Angelica was from Bergamo, Italy, where women apparently adopted men’s fashions including doublets. The most interesting thing is that Bergamo had close relations to Milan, where Catherine’s mother was from and which allegedly affected the Polish court where Catherine grew up. It’s also exciting to notice that Angelica wears a veil and has a zibellini in her hand; Catherine had Italian veils to wear over her gold coifs and a jewel-encrusted zibellini. Also Angelica’s overgown matches the descriptions of Catherine’s gowns, so this just might be how Catherine too looked like.

Follower_of_Francesco_Salviati_del_Rossi_Portrait_of_a_LadyAnother picture of the same style, by Follower of Francesco Salviati del Rossi.

Gold coifs and velvet bonnets (but mostly coifs)

Since it’s practically impossible to concentrate on one thing at a time, I have started thinking about the head wear. Excluding the easily explainable bonnets, veils, diadems, hats and crowns, there are items in the catalogs that need a closer look. The most difficult ones to interpret are myssy and lakki (Finnish, the Dowry) and huffua, luffua and myssa (Swedish, the Inventory). The cut and style of these is not obvious at all.

Myssy and lakki are used concurrently when describing velvet fur lined caps. In the Inventory these caps are referred to as luffua and myssa. Myssy can also mean gold and pearl caps that seem to have no obvious resemblance to the fur caps. These are called huffua in the Inventory. So we could make a rough conclusion that finely decorated myssy and huffua are caps that are called coif or caul in English, and that lakki and luffua are fur caps used in winter time. Since I’m not interested in the winter garments at the moment, I’ll take a closer look only on the coifs.

As mentioned, we know nothing about the cut and style of the coifs. According to the Dowry Catherine had 13 pearl caps and 24 gold caps, and in the Inventory there are 33 gold caps, only two pearl caps and one silver cap. It is possible that the caps or coifs are the same in both catalogs, since the numbers of the caps combined are 37 and 36. They just may be listed differently.

There are many examples in the contemporary portraits that show gold or pearl caps in the backs of the heads of the sitters. Indeed Catherine herself in addition to her sisters and sisters-in-law are depicted wearing them, so in my opinion it’s safe to make the conclusion that these are the gold and pearl caps described in the catalogs.

Jagellonica sisters

The Jagellonica sisters wearing gold cauls and bonnets.

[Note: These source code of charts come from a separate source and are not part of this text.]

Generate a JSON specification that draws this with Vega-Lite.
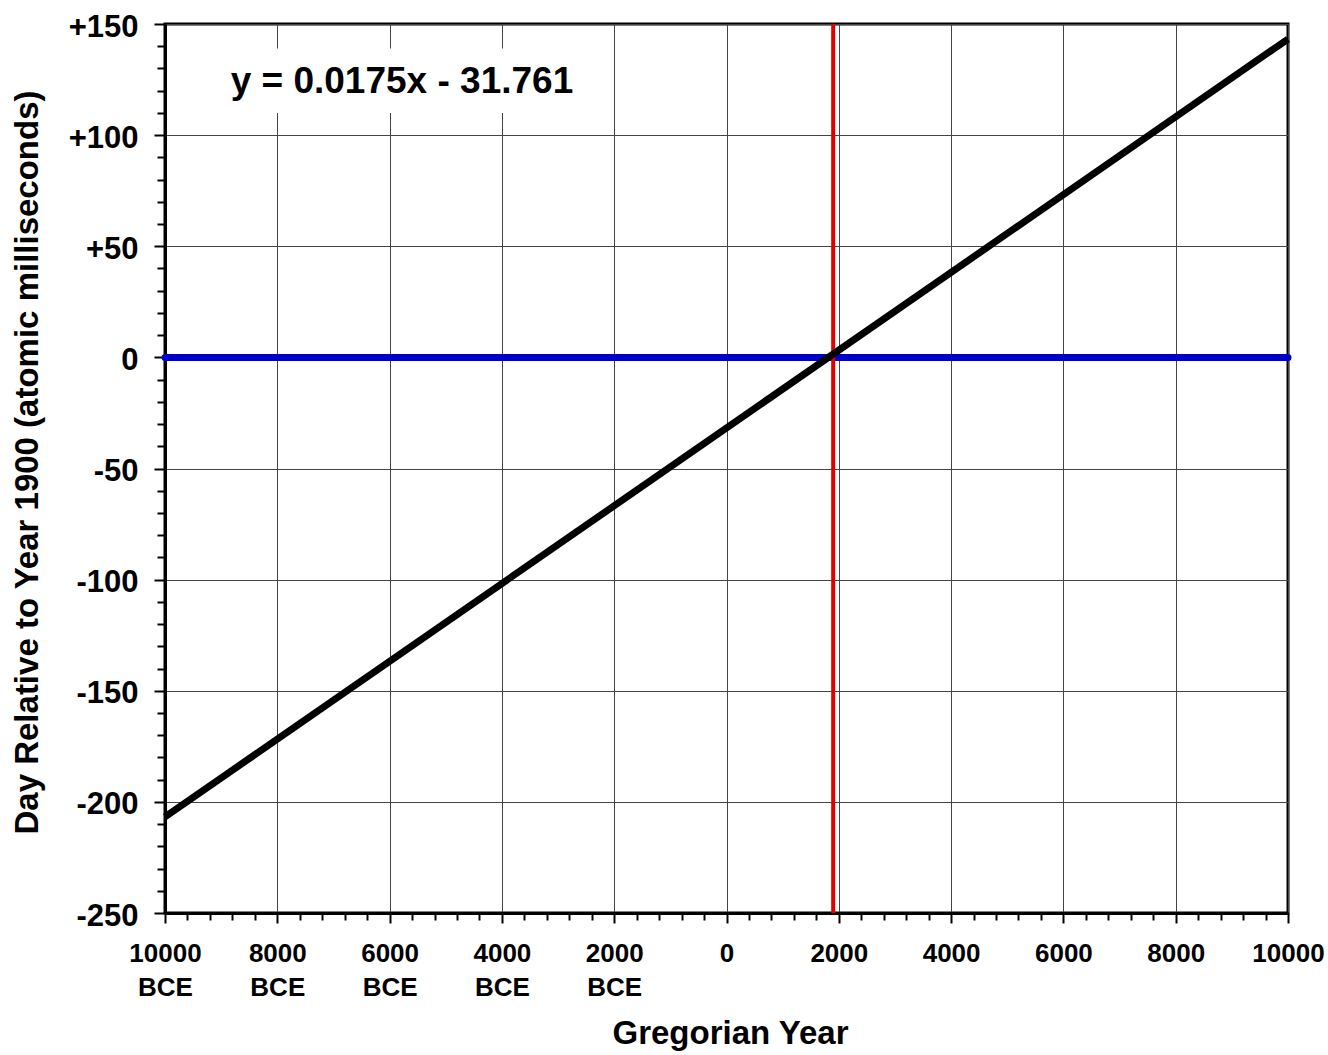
{
  "$schema": "https://vega.github.io/schema/vega-lite/v6.json",
  "width": 1123,
  "height": 889,
  "autosize": "none",
  "padding": {"left": 165, "top": 24, "right": 40, "bottom": 142},
  "background": "white",
  "config": {
    "view": {"stroke": "black", "strokeWidth": 3},
    "font": "Liberation Sans",
    "axis": {
      "labelFont": "Liberation Sans",
      "labelFontWeight": "bold",
      "labelColor": "black",
      "titleFont": "Liberation Sans",
      "titleFontWeight": "bold",
      "titleFontSize": 33,
      "titleColor": "black",
      "domainColor": "black",
      "domainWidth": 3,
      "tickColor": "black",
      "tickWidth": 2,
      "gridColor": "#444444",
      "gridWidth": 1,
      "gridOpacity": 1
    }
  },
  "data": {"values": [{"label": "y = 0.0175x - 31.761"}]},
  "datasets": {
    "fit": [
      {"year": -10000, "days": -206.761},
      {"year": 10000, "days": 143.239}
    ]
  },
  "layer": [
    {
      "mark": {"type": "rule", "color": "#0000cc", "strokeWidth": 7, "strokeCap": "round"},
      "encoding": {
        "x": {"datum": -10000, "type": "quantitative",
          "scale": {"domain": [-10000, 10000], "nice": false, "zero": false},
          "axis": {"orient": "bottom", "values": [-9600,-9200,-8800,-8400,-7600,-7200,-6800,-6400,-5600,-5200,-4800,-4400,-3600,-3200,-2800,-2400,-1600,-1200,-800,-400,400,800,1200,1600,2400,2800,3200,3600,4400,4800,5200,5600,6400,6800,7200,7600,8400,8800,9200,9600],
            "labels": false, "grid": false, "domain": false, "tickSize": 7, "title": null}},
        "x2": {"datum": 10000},
        "y": {"datum": 0, "type": "quantitative",
          "scale": {"domain": [-250, 150], "nice": false, "zero": false},
          "axis": {"orient": "left", "values": [-240,-230,-220,-210,-190,-180,-170,-160,-140,-130,-120,-110,-90,-80,-70,-60,-40,-30,-20,-10,10,20,30,40,60,70,80,90,110,120,130,140],
            "labels": false, "grid": false, "domain": false, "tickSize": 8, "title": null}}
      }
    },
    {
      "mark": {"type": "rect", "color": "white"},
      "encoding": {
        "x": {"datum": -9300, "type": "quantitative",
          "axis": {"orient": "bottom", "values": [-10000,-8000,-6000,-4000,-2000,0,2000,4000,6000,8000,10000],
            "grid": true, "tickSize": 10, "labelPadding": 17, "labelBaseline": "top", "labelLineHeight": 34, "labelFontSize": 26,
            "labelExpr": "datum.value < 0 ? [toString(-datum.value), 'BCE'] : toString(datum.value)",
            "labelFlush": false, "labelOverlap": false,
            "title": "Gregorian Year", "titleY": 130, "titleX": 565, "titleBaseline": "alphabetic"}},
        "x2": {"datum": -2400},
        "y": {"datum": 110, "type": "quantitative",
          "axis": {"orient": "left", "values": [-250,-200,-150,-100,-50,0,50,100,150],
            "grid": true, "tickSize": 11, "labelPadding": 16, "labelBaseline": "middle", "labelOffset": 3, "labelFontSize": 31,
            "labelExpr": "datum.value > 0 ? '+' + toString(datum.value) : toString(datum.value)",
            "labelFlush": false, "labelOverlap": false,
            "title": "Day Relative to Year 1900 (atomic milliseconds)", "titleX": -128, "titleY": 438, "titleBaseline": "alphabetic"}},
        "y2": {"datum": 139}
      }
    },
    {
      "mark": {"type": "text", "fontSize": 37, "fontWeight": "bold", "font": "Liberation Sans", "color": "black", "baseline": "middle", "align": "center"},
      "encoding": {
        "x": {"datum": -5780, "type": "quantitative", "axis": null},
        "y": {"datum": 124, "type": "quantitative", "axis": null},
        "text": {"field": "label"}
      }
    },
    {
      "mark": {"type": "rule", "color": "#e00000", "strokeWidth": 4},
      "encoding": {
        "x": {"datum": 1900, "type": "quantitative", "axis": null}
      }
    },
    {
      "data": {"name": "fit"},
      "mark": {"type": "line", "color": "black", "strokeWidth": 7},
      "encoding": {
        "x": {"field": "year", "type": "quantitative", "axis": null},
        "y": {"field": "days", "type": "quantitative", "axis": null}
      }
    }
  ],
  "resolve": {"axis": {"x": "independent", "y": "independent"}}
}
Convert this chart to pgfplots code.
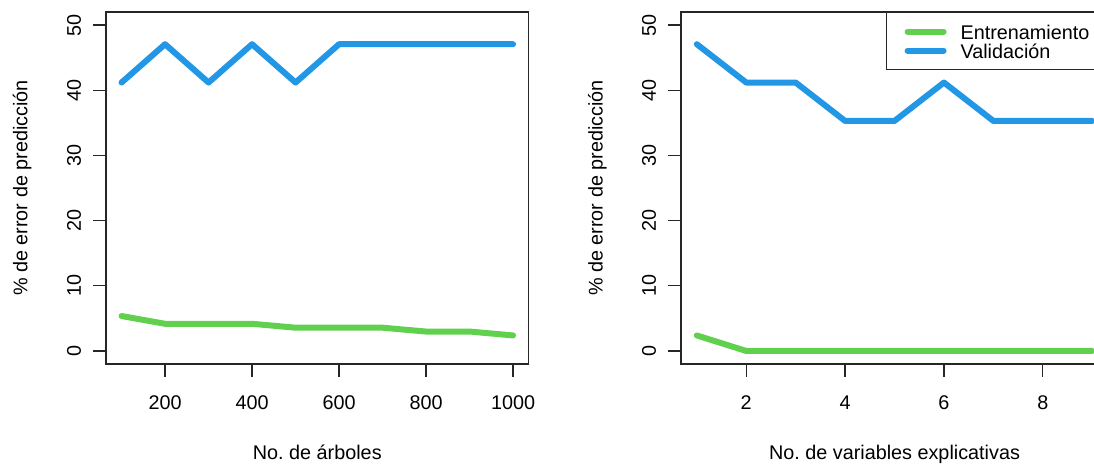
\documentclass[border=0pt]{standalone}
\usepackage{fontspec}
\setmainfont{Liberation Sans}
\usepackage{pgfplots}
\pgfplotsset{compat=1.18}

\definecolor{rgreen}{HTML}{61D04F}
\definecolor{rblue}{HTML}{2297E6}
\definecolor{frame}{HTML}{262626}

\newcommand{\chartfont}{\fontsize{19.8}{23}\selectfont}
\frenchspacing

\pgfplotsset{
  panel/.style={
    scale only axis, height=352pt,
    anchor=south west,
    ymin=-2, ymax=52, ytick={0,10,...,50},
    axis line style={line width=1.3pt, frame},
    every tick/.style={line width=1.3pt, frame},
    tick align=outside, major tick length=12.7pt,
    xtick pos=left, ytick pos=left,
    font=\chartfont,
    ticklabel style={font=\chartfont, inner sep=0pt},
    xticklabel style={anchor=north, yshift=-19pt},
    yticklabel style={rotate=90, anchor=south},
    yticklabel shift=12pt,
    /pgf/number format/assume math mode=true,
    /pgf/number format/1000 sep={},
    label style={font=\chartfont, inner sep=0pt},
    xlabel style={anchor=base},
    ylabel style={anchor=base},
  },
  curve/.style={line width=6pt, line cap=round, line join=round},
}

\begin{document}
\begin{tikzpicture}
% Number of trees
\begin{axis}[panel, at={(105.9pt,99pt)}, width=422.8pt,
    xmin=64, xmax=1036, xtick={200,400,...,1000},
    xlabel={No.\ de árboles},
    ylabel={\% de error de predicción},
    xlabel style={at={(axis description cs:0.5,-0.2707)}},
    ylabel style={at={(axis description cs:-0.1857,0.5)}}]
  \addplot[curve, rgreen] coordinates {
    (100,5.36) (200,4.17) (300,4.17) (400,4.17) (500,3.57)
    (600,3.57) (700,3.57) (800,2.98) (900,2.98) (1000,2.38)};
  \addplot[curve, rblue] coordinates {
    (100,41.18) (200,47.06) (300,41.18) (400,47.06) (500,41.18)
    (600,47.06) (700,47.06) (800,47.06) (900,47.06) (1000,47.06)};
\end{axis}
% Number of explanatory variables
\begin{axis}[panel, at={(681pt,99pt)}, width=427pt,
    xmin=0.68, xmax=9.32, xtick={2,4,6,8},
    xlabel={No.\ de variables explicativas},
    ylabel={\% de error de predicción},
    xlabel style={at={(axis description cs:0.5,-0.2707)}},
    ylabel style={at={(axis description cs:-0.1838,0.5)}},
    legend cell align=left,
    legend image code/.code={\draw[line width=6pt, line cap=round] (0pt,0pt) -- (36pt,0pt);},
    legend style={at={(1,1)}, anchor=north east, draw=frame, line width=1.3pt,
      font=\chartfont, inner xsep=18pt, inner ysep=9.5pt, row sep=0pt,
      nodes={inner sep=0pt, text height=17.8pt, text depth=1.2pt},
      /tikz/every odd column/.append style={column sep=14pt}}]
  \addplot[curve, rgreen] coordinates {
    (1,2.38) (2,0) (3,0) (4,0) (5,0) (6,0) (7,0) (8,0) (9,0)};
  \addlegendentry{Entrenamiento}
  \addplot[curve, rblue] coordinates {
    (1,47.06) (2,41.18) (3,41.18) (4,35.29) (5,35.29)
    (6,41.18) (7,35.29) (8,35.29) (9,35.29)};
  \addlegendentry{Validación}
\end{axis}
\pgfresetboundingbox
\useasboundingbox (0,0) rectangle (1094pt,463pt);
\end{tikzpicture}
\end{document}
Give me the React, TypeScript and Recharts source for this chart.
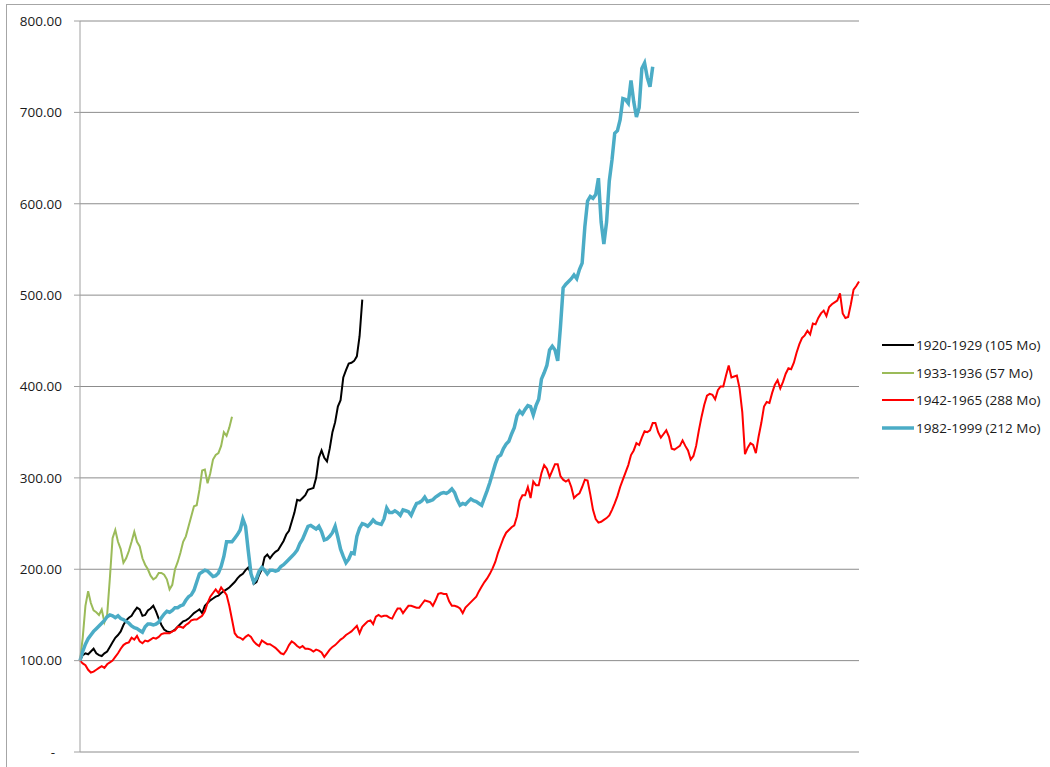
import { LineChart, Line, XAxis, YAxis, CartesianGrid } from 'recharts';

// index values, one per month, all series start at 100
const black1920 = [
  100, 106, 108, 107, 110, 113, 108, 106, 105, 108,
  110, 115, 120, 125, 128, 132, 139, 144, 147, 149,
  154, 158, 156, 149, 150, 155, 157, 160, 154, 146,
  139, 134, 132, 131, 132, 134, 137, 140, 143, 144,
  146, 149, 152, 154, 156, 152, 160, 163, 166, 168,
  170, 171, 174, 176, 178, 180, 183, 186, 190, 193,
  195, 199, 202, 195, 184, 186, 194, 200, 213, 216,
  212, 216, 219, 221, 226, 231, 238, 242, 252, 262,
  276, 275, 278, 281, 287, 288, 289, 300, 322, 330,
  322, 318, 332, 350, 361, 378, 385, 410, 418, 425,
  426, 428, 433, 455, 495,
];

const green1933 = [
  100, 125, 160, 176, 163, 155, 153, 150, 156, 142,
  150, 190, 234, 243, 230, 222, 207, 212, 220, 230,
  241, 230, 225, 212, 205, 200, 193, 189, 191, 196,
  196, 194, 189, 178, 183, 200, 208, 218, 230, 236,
  247, 258, 269, 270, 287, 308, 309, 294, 305, 320,
  325, 327, 335, 350, 346, 355, 367,
];

const red1942 = [
  100, 97, 95, 90, 87, 88, 90, 92, 94, 92,
  96, 98, 100, 104, 108, 113, 117, 119, 120, 125,
  123, 127, 121, 119, 122, 121, 123, 125, 124, 126,
  129, 130, 130, 130, 132, 133, 137, 137, 136, 139,
  141, 144, 145, 145, 147, 149, 154, 163, 170, 174,
  178, 174, 180, 176, 172, 160, 145, 130, 126, 125,
  123, 126, 128, 126, 121, 118, 116, 122, 120, 118,
  118, 116, 114, 111, 108, 107, 111, 117, 121, 119,
  116, 114, 116, 113, 113, 112, 110, 112, 111, 109,
  104, 108, 112, 115, 117, 120, 123, 125, 128, 130,
  132, 135, 138, 130, 137, 140, 143, 144, 140, 148,
  150, 148, 149, 149, 147, 146, 152, 157, 157, 152,
  156, 160, 160, 159, 158, 158, 162, 166, 165, 164,
  160, 166, 173, 174, 173, 173, 165, 160, 160, 159,
  157, 152, 158, 161, 164, 167, 170, 176, 181, 186,
  190, 195, 201, 208, 218, 226, 234, 240, 243, 246,
  248, 258, 275, 281, 281, 290, 278, 296, 292, 292,
  305, 314, 310, 301, 308, 315, 315, 302, 298, 296,
  298, 290, 278, 281, 283, 290, 298, 297, 282, 265,
  255, 251, 252, 254, 256, 259, 265, 272, 280, 290,
  298, 306, 314, 325, 330, 338, 336, 344, 351, 350,
  352, 360, 360, 350, 344, 348, 352, 345, 332, 331,
  333, 335, 341, 335, 330, 320, 324, 335, 352, 367,
  380, 390, 392, 391, 386, 396, 400, 400, 412, 423,
  410, 411, 412, 398, 372, 326, 333, 338, 336, 327,
  345, 360, 378, 383, 382, 393, 402, 407, 398, 405,
  414, 420, 419, 426, 437, 446, 453, 456, 461, 457,
  469, 468, 475, 480, 483, 477, 487, 490, 492, 494,
  502, 480, 475, 476, 490, 506, 510, 515,
];

const blue1982 = [
  100, 110, 118, 124, 128, 132, 135, 138, 141, 144,
  148, 150, 149, 147, 149, 146, 145, 143, 141, 138,
  136, 135, 133, 131, 137, 140, 140, 139, 140, 142,
  147, 151, 154, 153, 155, 158, 158, 160, 161, 166,
  170, 172, 177, 186, 195, 197, 199, 198, 195, 192,
  193, 196, 203, 214, 230, 230, 230, 234, 238, 243,
  255, 247, 220, 195, 186, 190, 198, 202, 199, 195,
  199, 199, 198, 199, 203, 205, 208, 211, 214, 217,
  221, 228, 233, 240, 247, 248, 246, 244, 247, 241,
  232, 233, 236, 240, 247, 235, 222, 214, 207, 211,
  218, 217, 236, 245, 250, 249, 247, 250, 254, 251,
  250, 249, 255, 267, 262, 262, 264, 262, 259, 265,
  264, 263, 259, 266, 272, 273, 275, 279, 274, 275,
  276, 279, 281, 283, 284, 283, 285, 288, 284, 276,
  270, 272, 271, 274, 277, 275, 274, 272, 270, 278,
  286, 295, 305, 315, 323, 325, 332, 337, 340, 348,
  355, 368, 373, 370, 375, 379, 378, 369, 379, 386,
  408, 415, 423, 440, 444, 440, 428, 465, 508, 512,
  515, 518, 522, 518, 528, 535, 575, 603, 608, 606,
  610, 628, 580, 556, 580, 625, 648, 677, 680, 692,
  715, 714, 710, 735, 712, 695, 705, 748, 754, 738,
  728, 750,
];

const yTicks = [0, 100, 200, 300, 400, 500, 600, 700, 800];

const SERIES = [
  { key: 's1920', name: '1920-1929 (105 Mo)', color: '#000000', width: 2 },
  { key: 's1933', name: '1933-1936 (57 Mo)', color: '#9BBB59', width: 2 },
  { key: 's1942', name: '1942-1965 (288 Mo)', color: '#FF0000', width: 2 },
  { key: 's1982', name: '1982-1999 (212 Mo)', color: '#4BACC6', width: 3.5 },
];

const data = red1942.map((v, i) => ({
  month: i + 1,
  s1920: black1920[i],
  s1933: green1933[i],
  s1942: v,
  s1982: blue1982[i],
}));

const FONT = '"Open Sans", "Liberation Sans", sans-serif';

const YTick = ({ x, y, payload }: any) => {
  const v = payload.value as number;
  return (
    <text
      x={v === 0 ? x - 7 : x}
      y={y}
      dy="0.355em"
      textAnchor="end"
      fontFamily={FONT}
      fontSize={13.5}
      fill="#1a1a1a"
    >
      {v === 0 ? '-' : v.toFixed(2)}
    </text>
  );
};

const LegendBox = () => (
  <div
    style={{
      position: 'absolute',
      left: 882,
      top: 331,
      fontFamily: FONT,
      fontSize: 13.5,
      color: '#1a1a1a',
    }}
  >
    {SERIES.map(s => (
      <div key={s.key} style={{ display: 'flex', alignItems: 'center', height: 27.7 }}>
        <svg width={32} height={8}>
          <line x1={0} x2={32} y1={4} y2={4} stroke={s.color} strokeWidth={s.width} />
        </svg>
        <span style={{ marginLeft: 2, whiteSpace: 'nowrap' }}>{s.name}</span>
      </div>
    ))}
  </div>
);

export default function App() {
  return (
    <div
      style={{
        position: 'absolute',
        left: 0,
        top: 0,
        width: 1050,
        height: 767,
        overflow: 'hidden',
        background: '#fff',
      }}
    >
      <div
        style={{
          position: 'absolute',
          left: 6,
          top: 4,
          width: 1100,
          height: 800,
          borderLeft: '1px solid #a6a6a6',
          borderTop: '1px solid #a6a6a6',
        }}
      />
      <div style={{ position: 'absolute', left: 0, top: 0 }}>
        <LineChart
          width={1050}
          height={767}
          data={data}
          margin={{ top: 21, right: 191, bottom: 15, left: 0 }}
        >
          <CartesianGrid vertical={false} stroke="#8c8c8c" />
          <XAxis
            dataKey="month"
            tick={false}
            tickLine={false}
            height={0}
            stroke="#8c8c8c"
          />
          <YAxis
            domain={[0, 800]}
            ticks={yTicks}
            width={80}
            tickSize={6}
            tickMargin={12}
            tick={<YTick />}
            stroke="#a0a0a0"
            interval={0}
          />
          {SERIES.map(s => (
            <Line
              key={s.key}
              type="linear"
              dataKey={s.key}
              name={s.name}
              stroke={s.color}
              strokeWidth={s.width}
              dot={false}
              activeDot={false}
              isAnimationActive={false}
            />
          ))}
        </LineChart>
      </div>
      <LegendBox />
    </div>
  );
}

First and second two different portraits of Catherine, next Sofia and Anna.

Usually there is some kind of other cap on top of the coif, but it could also be worn alone. According to different portraits the coifs could be reticulated, meaning they were netted using gold ribbons or strings of pearls, or they could have a solid base fabric on which the pearls were sewn or the gold embroidered.

All the Jagellonica sisters seem to wear a solid based coif in the portraits, so that’s what I’ll be going for. There are different instructions available for making a caul or escoffion, as this cap is sometimes called. I however wasn’t satisfied in any of them and did a little research of my own. As you can see, the coif looks a bit different in every picture -even in two pictures of a same person, although the cap itself is different too. Different shapes mean that it can’t be a pillbox hat, as some reconstructions suggest, but rather a coif, literally. There were shaped women’s coifs already in the middle ages (the St. Birgitta coif), and there are many surviving examples especially from England of embroidered coifs of the 16th century. I combined these two styles to make an “in-between -era” women’s coif. I had some hand-woven sandy gold colored silk that I’ll embroider with gold thread. After I’ve done that I’ll decide if it needs more bling like pearls or gold beads. Pictures will follow!